_What the exercise asks:_
Repeat the data word for word. Do not include the pictures.
START Raw data
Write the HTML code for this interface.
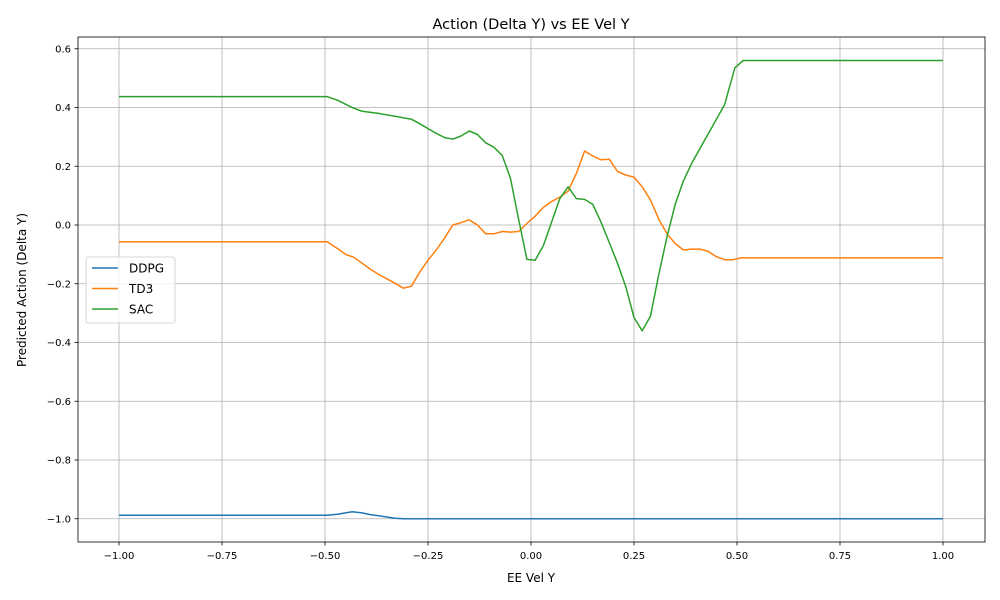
<!DOCTYPE html>
<html><head><meta charset="utf-8"><style>
body{margin:0;background:#fff;font-family:"Liberation Sans",sans-serif}
svg{display:block}
text{font-family:"DejaVu Sans","Liberation Sans",sans-serif;fill:#000}
</style></head><body>
<svg id="c" width="1000" height="600"></svg>
<script>
const xTicks=[-1,-0.75,-0.5,-0.25,0,0.25,0.5,0.75,1];
const xTickLabels=["−1.00","−0.75","−0.50","−0.25","0.00","0.25","0.50","0.75","1.00"];
const yTicks=[0.6,0.4,0.2,0,-0.2,-0.4,-0.6,-0.8,-1.0];
const yTickLabels=["0.6","0.4","0.2","0.0","−0.2","−0.4","−0.6","−0.8","−1.0"];
const seriesNames=["DDPG","TD3","SAC"];
const ddpgX=[-1,-0.495,-0.47,-0.45,-0.434,-0.41,-0.39,-0.37,-0.35,-0.33,-0.31,1];
const ddpgY=[-0.988,-0.988,-0.985,-0.98,-0.976,-0.98,-0.986,-0.99,-0.994,-0.998,-1.0,-1.0];
const td3X=[-1,-0.495,-0.47,-0.45,-0.43,-0.41,-0.39,-0.37,-0.35,-0.33,-0.31,-0.29,-0.27,-0.25,-0.23,-0.21,-0.19,-0.17,-0.15,-0.13,-0.11,-0.09,-0.07,-0.05,-0.03,-0.01,0.01,0.03,0.05,0.07,0.09,0.11,0.13,0.15,0.17,0.19,0.21,0.23,0.25,0.27,0.29,0.31,0.33,0.35,0.37,0.39,0.41,0.43,0.45,0.47,0.49,0.51,1];
const td3Y=[-0.057,-0.057,-0.08,-0.1,-0.11,-0.13,-0.15,-0.168,-0.183,-0.198,-0.215,-0.208,-0.16,-0.12,-0.085,-0.045,0.0,0.008,0.018,0.0,-0.03,-0.03,-0.022,-0.024,-0.022,0.005,0.03,0.06,0.08,0.095,0.115,0.175,0.252,0.235,0.222,0.224,0.182,0.17,0.163,0.13,0.085,0.02,-0.03,-0.063,-0.085,-0.082,-0.082,-0.09,-0.108,-0.118,-0.118,-0.112,-0.112];
const sacX=[-1,-0.495,-0.47,-0.434,-0.41,-0.37,-0.33,-0.29,-0.27,-0.25,-0.23,-0.21,-0.19,-0.17,-0.15,-0.13,-0.11,-0.09,-0.07,-0.05,-0.03,-0.01,0.01,0.03,0.05,0.07,0.09,0.11,0.13,0.15,0.17,0.19,0.21,0.23,0.25,0.27,0.29,0.31,0.33,0.35,0.37,0.39,0.41,0.43,0.45,0.47,0.495,0.515,1];
const sacY=[0.437,0.437,0.425,0.4,0.387,0.38,0.37,0.36,0.345,0.328,0.312,0.298,0.292,0.303,0.32,0.308,0.28,0.265,0.237,0.16,0.02,-0.117,-0.12,-0.07,0.01,0.09,0.13,0.09,0.087,0.07,0.01,-0.06,-0.13,-0.21,-0.315,-0.36,-0.31,-0.17,-0.04,0.07,0.15,0.21,0.26,0.31,0.36,0.41,0.535,0.56,0.56];
const colors=["#1f77b4","#ff7f0e","#2ca02c"];
const NS="http://www.w3.org/2000/svg";
const svg=document.getElementById('c');
const L=78,R=985,T=37,B=542;
function sx(x){return 531+412*x;}
function sy(y){return 225-293.75*y;}
function mk(tag,attrs,parent){const e=document.createElementNS(NS,tag);for(const k in attrs)e.setAttribute(k,attrs[k]);(parent||svg).appendChild(e);return e;}
// grid + ticks
xTicks.forEach((v,i)=>{
  const g=mk('line',{x1:sx(v),x2:sx(v),y1:T,y2:B,stroke:'#b0b0b0','stroke-width':0.8});
  
  
  mk('line',{x1:sx(v),x2:sx(v),y1:B,y2:B+3.5,stroke:'#000','stroke-width':0.8});
  const t=mk('text',{x:sx(v),y:B+17,'text-anchor':'middle','font-size':10});
  t.textContent=xTickLabels[i];
  
  
});
yTicks.forEach((v,i)=>{
  const g=mk('line',{x1:L,x2:R,y1:sy(v),y2:sy(v),stroke:'#b0b0b0','stroke-width':0.8});
  
  
  mk('line',{x1:L-3.5,x2:L,y1:sy(v),y2:sy(v),stroke:'#000','stroke-width':0.8});
  const t=mk('text',{x:L-7,y:sy(v)+3.5,'text-anchor':'end','font-size':10});
  t.textContent=yTickLabels[i];
  
  
});
// series
const sets=[[ddpgX,ddpgY],[td3X,td3Y],[sacX,sacY]];
const names=['ddpg-line','td3-line','sac-line'];
sets.forEach((s,k)=>{
  const d=s[0].map((x,i)=>(i?'L':'M')+sx(x).toFixed(1)+','+sy(s[1][i]).toFixed(1)).join(' ');
  const p=mk('path',{d:d,fill:'none',stroke:colors[k],'stroke-width':1.5,'stroke-linejoin':'round'});
  
  
});
const frame=mk('rect',{x:L,y:T,width:R-L,height:B-T,fill:'none',stroke:'#000','stroke-width':0.8});


// titles
const ti=mk('text',{x:531,y:29,'text-anchor':'middle','font-size':14.5});
ti.textContent='Action (Delta Y) vs EE Vel Y';


const xt=mk('text',{x:531,y:582,'text-anchor':'middle','font-size':12});
xt.textContent='EE Vel Y';


const yt=mk('text',{x:0,y:0,'text-anchor':'middle','font-size':12,transform:'translate(26,290) rotate(-90)'});
yt.textContent='Predicted Action (Delta Y)';


// legend
const lg=mk('g',{});


mk('rect',{x:86,y:257,width:89,height:66,rx:2,fill:'#fff','fill-opacity':0.8,stroke:'#ccc','stroke-width':0.8},lg);
seriesNames.forEach((n,k)=>{
  const y=268+k*20.5;
  const ln=mk('line',{x1:92,x2:118,y1:y,y2:y,stroke:colors[k],'stroke-width':1.5},lg);
  
  
  const t=mk('text',{x:129,y:y+4.5,'font-size':12},lg);
  t.textContent=n;
  
  
});
</script>
</body></html>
END Raw data
_Solution below:_
Write the HTML code for this interface.
<!DOCTYPE html>
<html><head><meta charset="utf-8"><style>
body{margin:0;background:#fff;font-family:"Liberation Sans",sans-serif}
svg{display:block}
text{font-family:"DejaVu Sans","Liberation Sans",sans-serif;fill:#000}
</style></head><body>
<svg id="c" width="1000" height="600"></svg>
<script>
const xTicks=[-1,-0.75,-0.5,-0.25,0,0.25,0.5,0.75,1];
const xTickLabels=["−1.00","−0.75","−0.50","−0.25","0.00","0.25","0.50","0.75","1.00"];
const yTicks=[0.6,0.4,0.2,0,-0.2,-0.4,-0.6,-0.8,-1.0];
const yTickLabels=["0.6","0.4","0.2","0.0","−0.2","−0.4","−0.6","−0.8","−1.0"];
const seriesNames=["DDPG","TD3","SAC"];
const ddpgX=[-1,-0.495,-0.47,-0.45,-0.434,-0.41,-0.39,-0.37,-0.35,-0.33,-0.31,1];
const ddpgY=[-0.988,-0.988,-0.985,-0.98,-0.976,-0.98,-0.986,-0.99,-0.994,-0.998,-1.0,-1.0];
const td3X=[-1,-0.495,-0.47,-0.45,-0.43,-0.41,-0.39,-0.37,-0.35,-0.33,-0.31,-0.29,-0.27,-0.25,-0.23,-0.21,-0.19,-0.17,-0.15,-0.13,-0.11,-0.09,-0.07,-0.05,-0.03,-0.01,0.01,0.03,0.05,0.07,0.09,0.11,0.13,0.15,0.17,0.19,0.21,0.23,0.25,0.27,0.29,0.31,0.33,0.35,0.37,0.39,0.41,0.43,0.45,0.47,0.49,0.51,1];
const td3Y=[-0.057,-0.057,-0.08,-0.1,-0.11,-0.13,-0.15,-0.168,-0.183,-0.198,-0.215,-0.208,-0.16,-0.12,-0.085,-0.045,0.0,0.008,0.018,0.0,-0.03,-0.03,-0.022,-0.024,-0.022,0.005,0.03,0.06,0.08,0.095,0.115,0.175,0.252,0.235,0.222,0.224,0.182,0.17,0.163,0.13,0.085,0.02,-0.03,-0.063,-0.085,-0.082,-0.082,-0.09,-0.108,-0.118,-0.118,-0.112,-0.112];
const sacX=[-1,-0.495,-0.47,-0.434,-0.41,-0.37,-0.33,-0.29,-0.27,-0.25,-0.23,-0.21,-0.19,-0.17,-0.15,-0.13,-0.11,-0.09,-0.07,-0.05,-0.03,-0.01,0.01,0.03,0.05,0.07,0.09,0.11,0.13,0.15,0.17,0.19,0.21,0.23,0.25,0.27,0.29,0.31,0.33,0.35,0.37,0.39,0.41,0.43,0.45,0.47,0.495,0.515,1];
const sacY=[0.437,0.437,0.425,0.4,0.387,0.38,0.37,0.36,0.345,0.328,0.312,0.298,0.292,0.303,0.32,0.308,0.28,0.265,0.237,0.16,0.02,-0.117,-0.12,-0.07,0.01,0.09,0.13,0.09,0.087,0.07,0.01,-0.06,-0.13,-0.21,-0.315,-0.36,-0.31,-0.17,-0.04,0.07,0.15,0.21,0.26,0.31,0.36,0.41,0.535,0.56,0.56];
const colors=["#1f77b4","#ff7f0e","#2ca02c"];
const NS="http://www.w3.org/2000/svg";
const svg=document.getElementById('c');
const L=78,R=985,T=37,B=542;
function sx(x){return 531+412*x;}
function sy(y){return 225-293.75*y;}
function mk(tag,attrs,parent){const e=document.createElementNS(NS,tag);for(const k in attrs)e.setAttribute(k,attrs[k]);(parent||svg).appendChild(e);return e;}
// grid + ticks
xTicks.forEach((v,i)=>{
  const g=mk('line',{x1:sx(v),x2:sx(v),y1:T,y2:B,stroke:'#b0b0b0','stroke-width':0.8});
  
  
  mk('line',{x1:sx(v),x2:sx(v),y1:B,y2:B+3.5,stroke:'#000','stroke-width':0.8});
  const t=mk('text',{x:sx(v),y:B+17,'text-anchor':'middle','font-size':10});
  t.textContent=xTickLabels[i];
  
  
});
yTicks.forEach((v,i)=>{
  const g=mk('line',{x1:L,x2:R,y1:sy(v),y2:sy(v),stroke:'#b0b0b0','stroke-width':0.8});
  
  
  mk('line',{x1:L-3.5,x2:L,y1:sy(v),y2:sy(v),stroke:'#000','stroke-width':0.8});
  const t=mk('text',{x:L-7,y:sy(v)+3.5,'text-anchor':'end','font-size':10});
  t.textContent=yTickLabels[i];
  
  
});
// series
const sets=[[ddpgX,ddpgY],[td3X,td3Y],[sacX,sacY]];
const names=['ddpg-line','td3-line','sac-line'];
sets.forEach((s,k)=>{
  const d=s[0].map((x,i)=>(i?'L':'M')+sx(x).toFixed(1)+','+sy(s[1][i]).toFixed(1)).join(' ');
  const p=mk('path',{d:d,fill:'none',stroke:colors[k],'stroke-width':1.5,'stroke-linejoin':'round'});
  
  
});
const frame=mk('rect',{x:L,y:T,width:R-L,height:B-T,fill:'none',stroke:'#000','stroke-width':0.8});


// titles
const ti=mk('text',{x:531,y:29,'text-anchor':'middle','font-size':14.5});
ti.textContent='Action (Delta Y) vs EE Vel Y';


const xt=mk('text',{x:531,y:582,'text-anchor':'middle','font-size':12});
xt.textContent='EE Vel Y';


const yt=mk('text',{x:0,y:0,'text-anchor':'middle','font-size':12,transform:'translate(26,290) rotate(-90)'});
yt.textContent='Predicted Action (Delta Y)';


// legend
const lg=mk('g',{});


mk('rect',{x:86,y:257,width:89,height:66,rx:2,fill:'#fff','fill-opacity':0.8,stroke:'#ccc','stroke-width':0.8},lg);
seriesNames.forEach((n,k)=>{
  const y=268+k*20.5;
  const ln=mk('line',{x1:92,x2:118,y1:y,y2:y,stroke:colors[k],'stroke-width':1.5},lg);
  
  
  const t=mk('text',{x:129,y:y+4.5,'font-size':12},lg);
  t.textContent=n;
  
  
});
</script>
</body></html>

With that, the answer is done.